Libraries Unlimited - A Member of the Greenwood Publishing Group

Book Companion:

Librarian's Guide to Online Searching

Suzanne S. Bell


Errata & Updates

Chapter 4, Exercise 1 (p. 86).

When written, this little example worked beautifully, but since then, Wilson must have tweaked their thesaurus or the search algorithm in it or something, because it certainly doesn't work now! Instead of "the perfect heading" - now you get "no results" - not even suggestions. This is so embarrassing. Honestly, I am not an airhead or a slacker… it just changed on me. Sorry, everyone.

Chapter 5, Web of Science section (p. 108).

The appearance of the interface changed somewhat just as we went to press, but it's not a whole lot and shouldn't faze anyone. What agonized me was that along with the facelift, they changed a smallish but significant thing: phrases are now indicated with double quotes (the standard web search convention). Making Sidebar 5.2, "No need to use quotes around phrases" absolutely wrong. Ouch.

Chapter 5, Web of Science section (p. 110).

Fact-checking error on my part: the reference to the "classic book by James Watson and Francis Crick" should read only "the classic book by James Watson." Watson and Crick wrote a lot of journal articles on this topic, but The Double Helix was Watson's work alone. Never trust anything anyone tells you, even your husband the (computer) scientist…

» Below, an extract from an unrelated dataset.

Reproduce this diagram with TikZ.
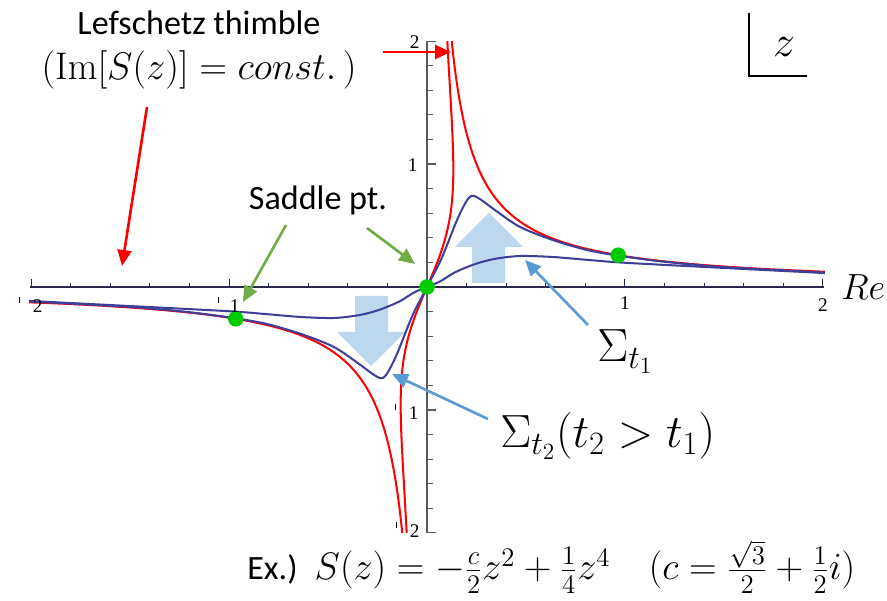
\RequirePackage{fix-cm}
\documentclass[tikz,border=0pt]{standalone}
\usepackage[no-math]{fontspec}
\setmainfont{Carlito}
\newfontfamily\tickfont{Liberation Serif}
\usetikzlibrary{arrows.meta}

\definecolor{thimblered}{RGB}{255,0,0}
\definecolor{flowblue}{RGB}{62,62,155}
\definecolor{saddlegreen}{RGB}{0,204,0}
\definecolor{pushblue}{RGB}{189,215,238}
\definecolor{noteblue}{RGB}{91,155,213}
\definecolor{notegreen}{RGB}{112,173,71}
\definecolor{axisdark}{RGB}{40,40,80}
\definecolor{axisgrey}{RGB}{90,90,90}

\newcommand{\negmark}{\rule[0.5em]{0.5pt}{0.3em}}

\begin{document}
\begin{tikzpicture}[x=0.02cm,y=-0.02cm,
  declare function={
    thA(\t)=sqrt(max(0,2*sin(2*\t+30)/sin(4*\t)));
    thB(\t)=sqrt(3.4641/(4*sin(2*\t+30)-sign(15-\t)*sqrt(max(0,16*sin(2*\t+30)*sin(2*\t+30)-13.8564*sin(4*\t)))));
  },
  thimble/.style={thimblered,line width=1.15pt},
  flow/.style={flowblue,line width=1.15pt},
  saddle/.style={fill=saddlegreen},
  note/.style={line width=1.5pt,-{Triangle[length=0.32cm,width=0.28cm]}},
  words/.style={font=\fontsize{19.4}{23}\selectfont,inner sep=0pt},
  mathwords/.style={font=\fontsize{21.9}{26}\selectfont,inner sep=0pt},
  sigmawords/.style={font=\fontsize{26.5}{31}\selectfont,inner sep=0pt},
  ticklabel/.style={font=\tickfont\fontsize{11}{13}\selectfont,inner sep=0pt},
]
\useasboundingbox (0,0) rectangle (887,601);

% push arrows behind the curves
\fill[pushblue] (472,283) -- (472,247) -- (455,247) -- (489,213) -- (523,247) -- (505,247) -- (505,283) -- cycle;
\fill[pushblue] (355,296) -- (355,332) -- (337,332) -- (371,366) -- (405,332) -- (388,332) -- (388,296) -- cycle;

\begin{scope}[shift={(427,287)},x=3.96cm,y=2.46cm]
  % axes and ticks
  \draw[axisdark,line width=1.1pt] (-2.005,0) -- (2.005,0);
  \draw[axisgrey,line width=0.85pt] (0,-2) -- (0,2);
  \foreach \i in {-10,...,10} {
    \draw[axisdark,line width=0.6pt] (\i/5,0) -- ++(0pt,0.08cm);
    \draw[axisgrey,line width=0.6pt] (0,\i/5) -- ++(0.12cm,0pt);
  }
  \foreach \i in {-2,...,2} {
    \draw[axisdark,line width=0.6pt] (\i,0) -- ++(0pt,0.16cm);
    \draw[axisgrey,line width=0.6pt] (0,\i) -- ++(0.18cm,0pt);
  }
  \begin{scope}
    \clip (-2.01,-2) rectangle (2.01,2);
    \foreach \s in {1,-1} {
      \begin{scope}[scale=\s]
        \draw[thimble] plot[domain=75:88,samples=160] ({thA(\x)*cos(\x)},{thA(\x)*sin(\x)});
        \draw[thimble] plot[domain=2.5:88,samples=400] ({thB(\x)*cos(\x)},{thB(\x)*sin(\x)});
      \end{scope}
    }
    % flowed contours
    \draw[flow] plot[smooth] coordinates {(-2.05,-0.11) (-1.5,-0.155) (-1.0,-0.197) (-0.808,-0.221) (-0.636,-0.244) (-0.47,-0.252) (-0.34,-0.228) (-0.24,-0.185) (-0.14,-0.118) (-0.066,-0.045) (0,0) (0.066,0.045) (0.14,0.118) (0.24,0.185) (0.34,0.228) (0.47,0.252) (0.636,0.244) (0.808,0.221) (1.0,0.197) (1.5,0.155) (2.05,0.11)};
    \draw[flow] plot[smooth] coordinates {(-2.05,-0.114) (-1.5,-0.162) (-1.2,-0.205) (-0.966,-0.255) (-0.808,-0.301) (-0.636,-0.382) (-0.47,-0.488) (-0.343,-0.626) (-0.276,-0.706) (-0.234,-0.742) (-0.209,-0.721) (-0.175,-0.626) (-0.141,-0.504) (-0.108,-0.368) (-0.066,-0.206) (0,0) (0.066,0.206) (0.108,0.368) (0.141,0.504) (0.175,0.626) (0.209,0.721) (0.234,0.742) (0.276,0.706) (0.343,0.626) (0.47,0.488) (0.636,0.382) (0.808,0.301) (0.966,0.255) (1.2,0.205) (1.5,0.162) (2.05,0.114)};
  \end{scope}
  % saddle points
  \fill[saddle] (0,0) circle (0.155cm);
  \fill[saddle] (0.966,0.259) circle (0.155cm);
  \fill[saddle] (-0.966,-0.259) circle (0.155cm);
\end{scope}

% tick labels
\node[ticklabel,anchor=east] (ytwo) at (420,42) {2};
\node[ticklabel,anchor=east] (yone) at (418,165) {1};
\node[ticklabel,anchor=east] (ymone) at (419,412) {\negmark\hspace{0.7em}1};
\node[ticklabel,anchor=east] (ymtwo) at (420,530) {\negmark\hspace{0.7em}2};
\node[ticklabel,anchor=east] (xmtwo) at (43,305) {\negmark\hspace{0.7em}2};
\node[ticklabel,anchor=east] (xmone) at (240,305) {\negmark\hspace{0.6em}1};
\node[ticklabel] (xone) at (625,303) {1};
\node[ticklabel] (xtwo) at (823,305) {2};

% labels
\node[words,anchor=base] (thimbletitle) at (199,35) {Lefschetz thimble};
\node[mathwords,anchor=base] (thimbleeq) at (199,80) {$(\mathrm{Im}[S(z)]=const.\,)$};
\node[words,anchor=base] (saddlelabel) at (318,210) {Saddle pt.};
\node[sigmawords,anchor=base west] (sigmaone) at (597,362) {$\Sigma_{t_1}$};
\node[sigmawords,anchor=base west] (sigmatwo) at (500,448) {$\Sigma_{t_2}(t_2>t_1)$};
\node[font=\fontsize{20.7}{25}\selectfont,inner sep=0pt,anchor=base west] (realaxis) at (841,300) {$Re$};
\node[font=\fontsize{25}{30}\selectfont,inner sep=0pt,anchor=base] (zplane) at (784,57) {$z$};
\draw[line width=1.5pt] (749,13) -- (749,76) -- (807,76);
\node[words,anchor=base west] (example) at (247,580) {Ex.)\hspace{0.5em}\fontsize{21.8}{26}\selectfont$S(z)=-\frac{c}{2}z^2+\frac{1}{4}z^4\quad(c=\frac{\sqrt{3}}{2}+\frac{1}{2}i)$};

% pointers
\coordinate (thimblefrom) at (147,107);
\coordinate (thimbleto) at (122,266);
\coordinate (topfrom) at (383,52);
\coordinate (topto) at (451,52);
\draw[note,thimblered] (thimblefrom) -- (thimbleto);
\draw[note,thimblered] (topfrom) -- (topto);
\coordinate (saddleAfrom) at (286,225);
\coordinate (saddleAto) at (243,302);
\coordinate (saddleBfrom) at (367,228);
\coordinate (saddleBto) at (415,264);
\draw[note,notegreen] (saddleAfrom) -- (saddleAto);
\draw[note,notegreen] (saddleBfrom) -- (saddleBto);
\coordinate (sigmaonefrom) at (588,325);
\coordinate (sigmaoneto) at (525,260);
\coordinate (sigmatwofrom) at (488,419);
\coordinate (sigmatwoto) at (392,374);
\draw[note,noteblue] (sigmaonefrom) -- (sigmaoneto);
\draw[note,noteblue] (sigmatwofrom) -- (sigmatwoto);
\end{tikzpicture}
\end{document}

Final Web of Science note:

Another interface change is coming, and will be a significant change. Stay tuned.

Chapter 8, Exercise 2 (p. 193).

Bad choice of words: I say that the "Wall Street Journal is an excellent source for this type of article, and is good about listing the sources for its figures." Rather than "listing," a better term would be "mentioning" - I don't want to give the impression that the Journal cites its sources, because of course it doesn't. It does usually mention where the numbers came from (what agency, organization, etc.) in the text of the article, though.